Definition: Given $x,$ $y\in X$ and $\alpha>0,$ $x$ is $\alpha$ -related to $y$ (written $x\stackrel{\alpha}{\sim} y$ ) if there are $\alpha$ -pseudo-orbits of $f$ such that $x_{0}=x,$ $x_{1},$ $\cdots,$ $x_{k}=y$ and $y_{0}=y,$ $y_{1},$ $\cdots,$ $y_{l}=x$ . If $x\stackrel{\alpha}{\sim} y$ for every $\alpha>0$ , then $x$ is related to $y$ (written $x\sim y$ ). The chain recurrent set of $f,$ $R$ is $\{x\in X:x\sim x\}$.
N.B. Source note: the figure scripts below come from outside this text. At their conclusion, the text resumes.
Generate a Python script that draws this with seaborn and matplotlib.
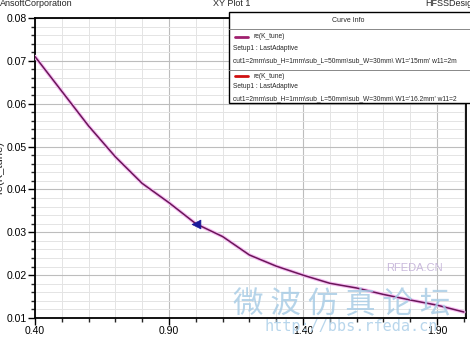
import numpy as np
import pandas as pd
import seaborn as sns
import matplotlib
matplotlib.use("Agg")
import matplotlib.pyplot as plt
from matplotlib.lines import Line2D
from matplotlib.patches import Rectangle

# ---- data ----
freq_ghz = [0.4, 0.6, 0.7, 0.8, 0.9, 1.0, 1.1, 1.2, 1.3, 1.4, 1.5, 1.6, 1.7, 1.8, 1.9, 2.0]
re_k_tune_w15 = [0.0710, 0.0548, 0.0476, 0.0414, 0.0369, 0.0320, 0.0290, 0.0247, 0.0221,
                 0.0200, 0.0181, 0.0170, 0.0155, 0.0142, 0.0130, 0.0114]
re_k_tune_w16 = [0.0710, 0.0548, 0.0476, 0.0414, 0.0369, 0.0320, 0.0290, 0.0247, 0.0221,
                 0.0200, 0.0181, 0.0170, 0.0155, 0.0142, 0.0130, 0.0114]
marker_x = [1.0]
marker_y = [0.0320]
x_ticks = [0.40, 0.90, 1.40, 1.90]
x_tick_labels = ["0.40", "0.90", "1.40", "1.90"]
y_ticks = [0.01, 0.02, 0.03, 0.04, 0.05, 0.06, 0.07, 0.08]
y_tick_labels = ["0.01", "0.02", "0.03", "0.04", "0.05", "0.06", "0.07", "0.08"]
legend_name = "re(K_tune)"
legend_setup = "Setup1 : LastAdaptive"
legend_vars = ["cut1=2mm\\sub_H=1mm\\sub_L=50mm\\sub_W=30mm\\ W1='15mm' w11=2m",
               "cut1=2mm\\sub_H=1mm\\sub_L=50mm\\sub_W=30mm\\ W1='16.2mm' w11=2"]

sns.set_style("white")
plt.rcParams['font.family'] = ['Liberation Sans', 'DejaVu Sans']

W, H = 470, 338
fig = plt.figure(figsize=(W / 100, H / 100), dpi=100)
fig.patch.set_facecolor("white")

def fx(px):
    return px / W

def fy(py):
    return 1 - py / H

ax = fig.add_axes([fx(35), fy(318), fx(466) - fx(35), fy(18) - fy(318)])

df = pd.DataFrame({"freq": freq_ghz, "w15": re_k_tune_w15, "w16": re_k_tune_w16})
sns.lineplot(data=df, x="freq", y="w15", ax=ax, color="#f6bdf3", lw=2.6, zorder=3)
sns.lineplot(data=df, x="freq", y="w16", ax=ax, color="#6a1658", lw=1.1, zorder=4)
sns.scatterplot(x=marker_x, y=marker_y, ax=ax, marker="<", s=40, color="#1a1a9a",
                edgecolor="#1a1a9a", zorder=5)

ax.set_xlim(0.4, 2.008)
ax.set_ylim(0.01, 0.08)
ax.set_xticks(x_ticks)
ax.set_xticklabels(x_tick_labels)
ax.set_yticks(y_ticks)
ax.set_yticklabels(y_tick_labels)
ax.set_xticks(np.arange(0.4, 2.01, 0.1), minor=True)
ax.set_yticks(np.arange(0.01, 0.0801, 0.002), minor=True)
ax.grid(which="minor", color="#e4e4e4", lw=0.7)
ax.grid(which="major", color="#bdbdbd", lw=0.8)
ax.set_axisbelow(True)
for s in ax.spines.values():
    s.set_color("black")
    s.set_linewidth(1.3)
ax.tick_params(axis="both", which="major", direction="out", length=5, width=1, labelsize=7.5,
               pad=1, colors="black", left=True, bottom=True)
ax.tick_params(axis="both", which="minor", direction="out", length=3, width=1, left=True, bottom=True)
ax.set_xlabel("Freq [GHz]", fontsize=8)
ax.set_ylabel("re(K_tune)", fontsize=8)
ax.xaxis.set_label_coords(0.5, -0.085)
ax.yaxis.set_label_coords(-0.072, 0.5)

# header texts
fig.text(fx(0), fy(4), "AnsoftCorporation", fontsize=6.5, va="center", ha="left")
fig.text(fx(232), fy(4), "XY Plot 1", fontsize=6.5, va="center", ha="center")
fig.text(fx(425), fy(4), "HFSSDesign1", fontsize=6.5, va="center", ha="left")

# watermarks
fig.text(fx(342), fy(304), "微 波 仿 真 论 坛", fontsize=22, color="#a9cde6", alpha=0.85,
         ha="center", va="center", family=["Noto Sans CJK SC", "DejaVu Sans"], zorder=20)
fig.text(fx(351), fy(327), "http://bbs.rfeda.cn", fontsize=11, color="#b8d6ec",
         ha="center", va="center", family=["DejaVu Sans Mono"], zorder=20)
fig.text(fx(414), fy(268), "RFEDA.CN", fontsize=8, color="#c9b9dc",
         ha="center", va="center", family=["Liberation Sans", "DejaVu Sans"], zorder=20)

# legend box (Curve Info)
box = Rectangle((fx(229), fy(103)), fx(480) - fx(229), fy(12) - fy(103),
                transform=fig.transFigure, facecolor="white", edgecolor="black", lw=1.0, zorder=30)
fig.add_artist(box)
for py in (29, 70):
    fig.add_artist(Line2D([fx(229), fx(470)], [fy(py), fy(py)], transform=fig.transFigure,
                          color="#888888", lw=0.7, zorder=31))
fig.text(fx(348), fy(21), "Curve Info", fontsize=5, ha="center", va="center", zorder=32)
colors = ["#a0206f", "#d01010"]
rows = [(37, 48, 61), (76, 87, 99)]
for (yl, ys, yv), c, vtxt in zip(rows, colors, legend_vars):
    fig.add_artist(Line2D([fx(235), fx(248)], [fy(yl), fy(yl)], transform=fig.transFigure,
                          color=c, lw=2, zorder=32))
    fig.text(fx(253), fy(yl), legend_name, fontsize=4.8, ha="left", va="center", zorder=32)
    fig.text(fx(233), fy(ys), legend_setup, fontsize=4.8, ha="left", va="center", zorder=32)
    fig.text(fx(233), fy(yv), vtxt, fontsize=4.8, ha="left", va="center", zorder=32)

fig.savefig("out.png", dpi=100)
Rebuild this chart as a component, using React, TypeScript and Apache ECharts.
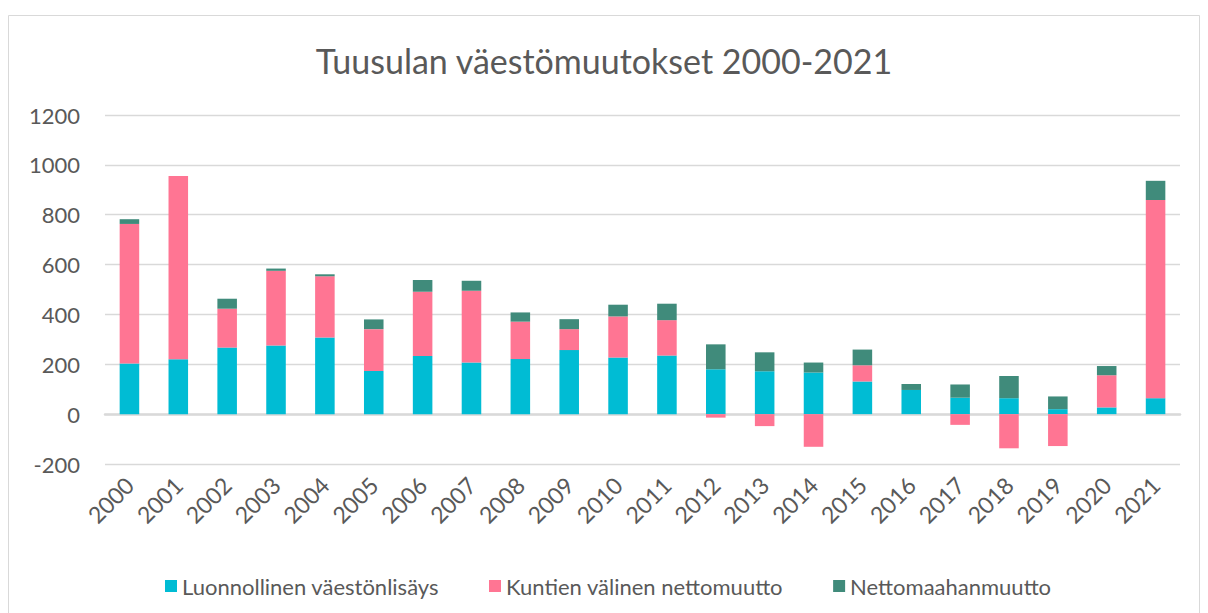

My question: If $x\sim x$, then for each $\alpha>0$ there exists a sequence of points $x_0,x_1,\cdots,x_k=x$ such that $d(f(x_i),x_{i+1})<\alpha.$ Hence, $d(f(x),x)<\alpha$. Since, $\alpha>0$ was arbitrary we have $d(f(x),x)=0.$ Thus, $f(x)=x.$ So isn't the chain recurrent set of $f$ just the set of fixed points?
When you wrote out the meaning of $x \sim x$ under the heading of "My question", you made two mistakes which, if fixed, should clear this up.
First, the sequence of points should be written $x=x_0,x_1,...,x_k=x$ (you left out the initial $x=x_0$).
Second, the distance condition is that $d(f(x_i),x_{i+1}) < \alpha$ for each $i=0,...,k-1$ (you left out the quantifier "for each...").
So we have $$d(f(x),x_1) = d(f(x_0),x_1) < \alpha $$ and so on as $i$ increases, up to $$d(f(x_{k-1}),x) = d(f(x_{k-1}),x_k) < \alpha $$ but none of this implies $d(f(x),x) < \alpha$.